12/15/2015

Money Rules Architecture

Japan Sport Council disclosed two designs for new national stadium for Tokyo Olympic in 2020. Both drafts had common concepts, which was drawn by Japanese designer, which cost was cheaper than former one designed by a foreign designer and which concept was based on woody structure. Caused by steep growth in raw material for construction, the central facility for Olympic games will be looking boring. One can question: Did we really need to replace old national stadium?

As a conclusion of international competition, JSC in 2012 chose an outlandish design by Zaha Hadid, who had been dubbed as Queen of the Curve. While JSC initially estimated the cost for construction as ¥130 billion, it proved to be costing ¥353 billion after detailed calculation. In November 2013, JSC revised the plan with smaller floor limiting the cost as low as ¥178 billion, the estimation again hiked up to ¥252, because of inappropriate prospect on price of resources. Hadid plan was finally turned down.

New plan A will cost ¥149 billion. The building is 49 meters high, quite lower than 70 meters of Hadid plan, with three layers stand and roof made by mixture of steel and wood. According to Mainichi Shimbun, team A consisted with Japanese designer, Kengo Kuma, architect company, Azusa Sekkei, and joint developers led by Taisei Corporation. The concept was named Stadium in the Forest.
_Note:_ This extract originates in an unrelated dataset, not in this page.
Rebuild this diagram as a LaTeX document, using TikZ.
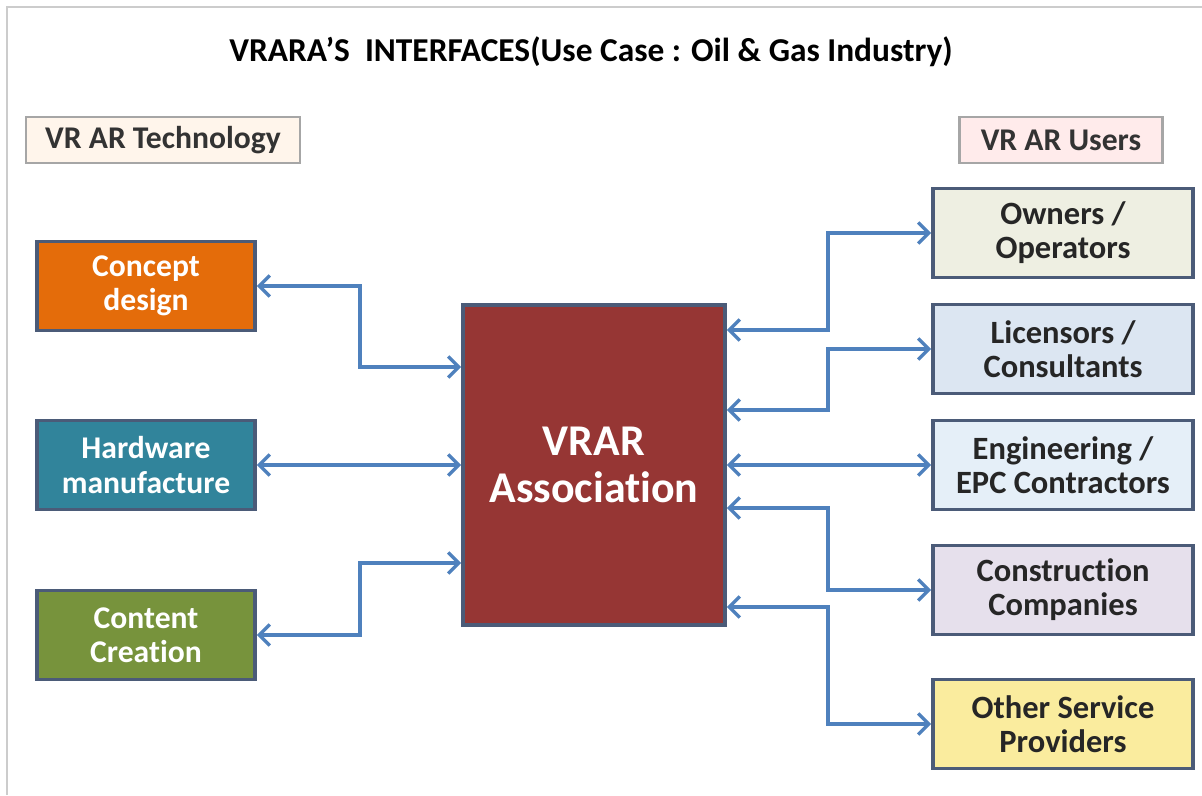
\documentclass[tikz,border=0pt]{standalone}
\usepackage{fontspec}
\setmainfont{Carlito}[Ligatures=NoCommon]
\usetikzlibrary{arrows.meta}

\definecolor{edgeblue}{HTML}{4F81BD}
\definecolor{boxline}{HTML}{4B5B78}
\definecolor{conceptorange}{HTML}{E46C0A}
\definecolor{hardwareteal}{HTML}{31849B}
\definecolor{contentgreen}{HTML}{77933C}
\definecolor{hubred}{HTML}{963634}
\definecolor{ownerfill}{HTML}{EEEFE2}
\definecolor{licensorfill}{HTML}{DCE6F2}
\definecolor{engfill}{HTML}{E5EFF8}
\definecolor{constrfill}{HTML}{E6E0EC}
\definecolor{otherfill}{HTML}{FAEC9E}

\begin{document}
\begin{tikzpicture}[
  x=0.02cm, y=-0.02cm,
  every node/.style={inner sep=1pt, align=center, font=\bfseries},
  labelbox/.style={draw=gray!70, line width=1.2pt, minimum height=0.92cm, font=\fontsize{18}{21}\selectfont\bfseries, text=black!80},
  techbox/.style={draw=boxline, line width=2.2pt, minimum width=4.36cm, minimum height=1.78cm, text=white, font=\fontsize{18}{19.5}\selectfont\bfseries},
  userbox/.style={draw=boxline, line width=2.2pt, minimum width=5.2cm, minimum height=1.78cm, text=black!85, font=\fontsize{18.5}{19.5}\selectfont\bfseries},
  hubbox/.style={draw=boxline, line width=2.2pt, fill=hubred, minimum width=5.24cm, minimum height=6.4cm, text=white, font=\fontsize{25}{27}\selectfont\bfseries},
  link/.style={draw=edgeblue, line width=1.9pt, {Straight Barb[length=6pt,width=12pt]}-{Straight Barb[length=6pt,width=12pt]}}
]
\useasboundingbox (0,0) rectangle (1202,795);
\draw[gray!40, line width=1.2pt] (7,795) -- (7,7) -- (1202,7);

\node (title) at (591,52) {\fontsize{19}{22}\selectfont\bfseries VRARA'S\ \ INTERFACES(Use Case : Oil \& Gas Industry)};

\node[labelbox, fill=orange!8, minimum width=5.48cm] (tech) at (163,140) {VR AR Technology};
\node[labelbox, fill=red!8, minimum width=4.06cm] (users) at (1061,140) {VR AR Users};

\node[techbox, fill=conceptorange] (concept) at (146,286) {Concept\\design};
\node[techbox, fill=hardwareteal] (hardware) at (146,465) {Hardware\\manufacture};
\node[techbox, fill=contentgreen] (content) at (146,635) {Content\\Creation};

\node[hubbox] (hub) at (594,465) {VRAR\\Association};

\node[userbox, fill=ownerfill] (owners) at (1063,233) {Owners /\\Operators};
\node[userbox, fill=licensorfill] (licensors) at (1063,349) {Licensors /\\Consultants};
\node[userbox, fill=engfill] (engineering) at (1063,465) {Engineering /\\EPC Contractors};
\node[userbox, fill=constrfill] (construction) at (1063,590) {Construction\\Companies};
\node[userbox, fill=otherfill] (other) at (1063,724) {Other Service\\Providers};

\draw[link] (concept.east) -- (360,286) |- (hub.west |- 0,367);
\draw[link] (hardware.east) -- (hub.west |- hardware.east);
\draw[link] (content.east) -- (360,635) |- (hub.west |- 0,563);

\draw[link] (hub.east |- 0,330) -- (828,330) |- (owners.west);
\draw[link] (hub.east |- 0,410) -- (828,410) |- (licensors.west);
\draw[link] (hub.east |- engineering.west) -- (engineering.west);
\draw[link] (hub.east |- 0,508) -- (828,508) |- (construction.west);
\draw[link] (hub.east |- 0,607) -- (828,607) |- (other.west);
\end{tikzpicture}
\end{document}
The cost of new plan B will be ¥150 billion, ¥0.1 billion higher than plan A. The height of the building is 54 meters. Its stand has two-layered structure and the roof has wavy look. The greatest uniqueness can see in 72 wooden pillars surrounding the stadium. The joint venture by major Japanese general construction corporation of Takenaka, Shimizu and Obayashi established team B with designer, Toyoo Ito, and architect, Nihon Sekkei. Its concept strictly matched with plan A, which was Stadium in the Forest.

One thing clear: both plans are definitely not international. JSC seemed not to have realized difficulty of implementing designs by Hadid at the beginning. The preparation team also faced sharp international criticisms in the plagiarism scandal over official logo of Tokyo Olympic. Japan got back to the basic of simple and sturdy, less personal and cheap is best.


Nevertheless, the leadership is unworthy designated efforts to recover failure in designing. President of Tokyo Olympic Organization Committee, former Prime Minister Yoshiro Mori revealed his preference to one of the two plans before selecting process. “Watching exterior, plan B is better. That has typical image of sports. It looks like pavilion of ancient Greece,” told Mori to the reporters. “Plan A has no brightness of having Olympic games,” he added. In Japan, someone always pull the legs of frontrunner.